Choose add/subtract mode when you want to move a starting time forward or backward by hours, minutes, or seconds.
In add/subtract mode, enter negative values when you want to move backward instead of forward, then review the result time and result date together.
How the Duration and Time-Shift Math Works
Difference mode: elapsed seconds = end date-time - start date-time; add mode: result date-time = start date-time + entered hours/minutes/seconds
In difference mode, the calculator builds a full start date-time and end date-time from your inputs. If no end date is provided and the end time is earlier than the start time, it treats the result as crossing midnight into the next day. It then reports the span as HH:MM:SS, total seconds, total minutes, total hours, and decimal hours.
In add/subtract mode, the calculator starts from the entered date and time, then applies the hour, minute, and second adjustments directly. Because negative values are allowed, the same mode can move time backward as well as forward.
Useful Time-Duration Scenarios
Timesheet and payroll checks
Difference mode is useful when you need an exact elapsed time and a decimal-hours version for billing or payroll systems.

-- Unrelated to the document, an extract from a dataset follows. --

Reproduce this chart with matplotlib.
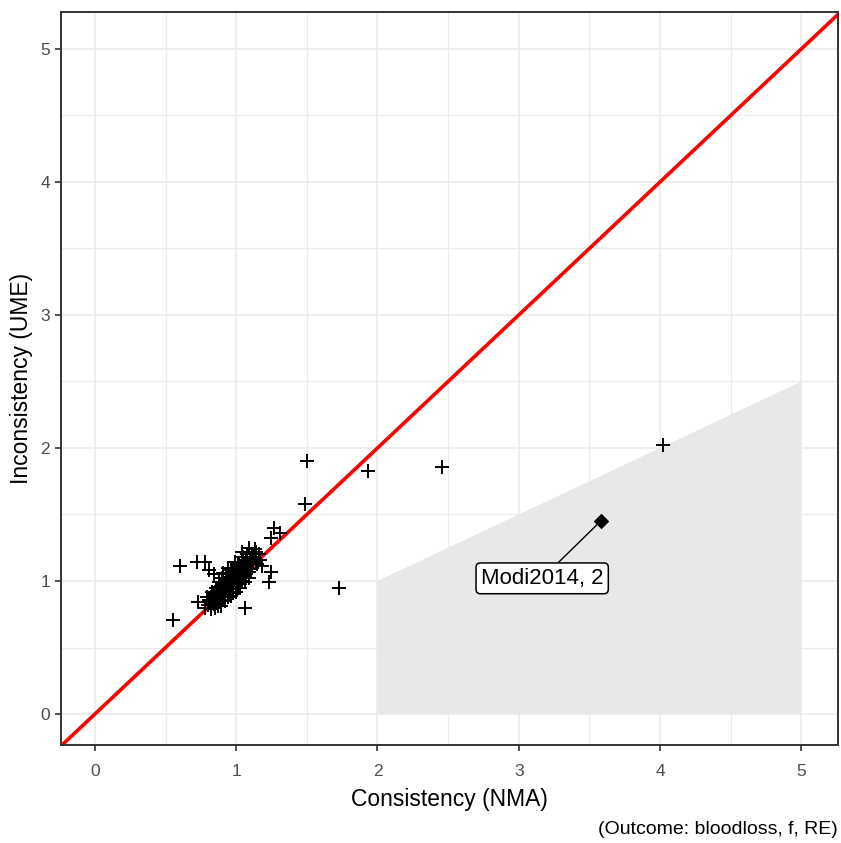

Overnight shifts or events
If a shift starts late in the evening and ends after midnight, leaving the end date blank still works because the calculator can infer the next day when the end time is earlier.
Scheduling future reminders
Add/subtract mode is useful when you know a starting time and need to know what time it will be after a specific interval, or what time to begin if you must work backward from a deadline.
How To Read the Result
In difference mode, formatted duration is the easiest human-readable answer, while decimal hours is usually the most useful number for timesheets and billing. Total seconds or total minutes matter more when you are feeding the result into another tool or process.
In add/subtract mode, always read the result time and result date together. Crossing midnight means the time can look correct while the date silently changes, and that date shift is often what matters operationally.
Time-Calculation Tips
Use HH:MM:SS when seconds matter and HH:MM when they do not
Add dates whenever the interval spans specific calendar days and you do not want any ambiguity
Use negative values in add/subtract mode to move backward from a start time
Read decimal hours only as a payroll-style representation, not as a clock format
For cross-time-zone scheduling, use a time-zone tool instead of local clock arithmetic
Scheduling Note
This calculator handles local date-and-time arithmetic only. It does not model named time zones, travel schedules, or organization-specific payroll rounding rules, so verify those separately when they matter.
Frequently Asked Questions
Use HH:MM or HH:MM:SS in 24-hour format. For example, 09:30 or 21:15:45.
If you leave the end date blank, the calculator assumes the interval crossed midnight into the next day.
Decimal hours are commonly used in payroll, billing, and timesheet systems because they are easier to multiply by hourly rates than clock-style time values.
Yes. Enter negative values for the hours, minutes, or seconds fields to move backward from the starting date and time.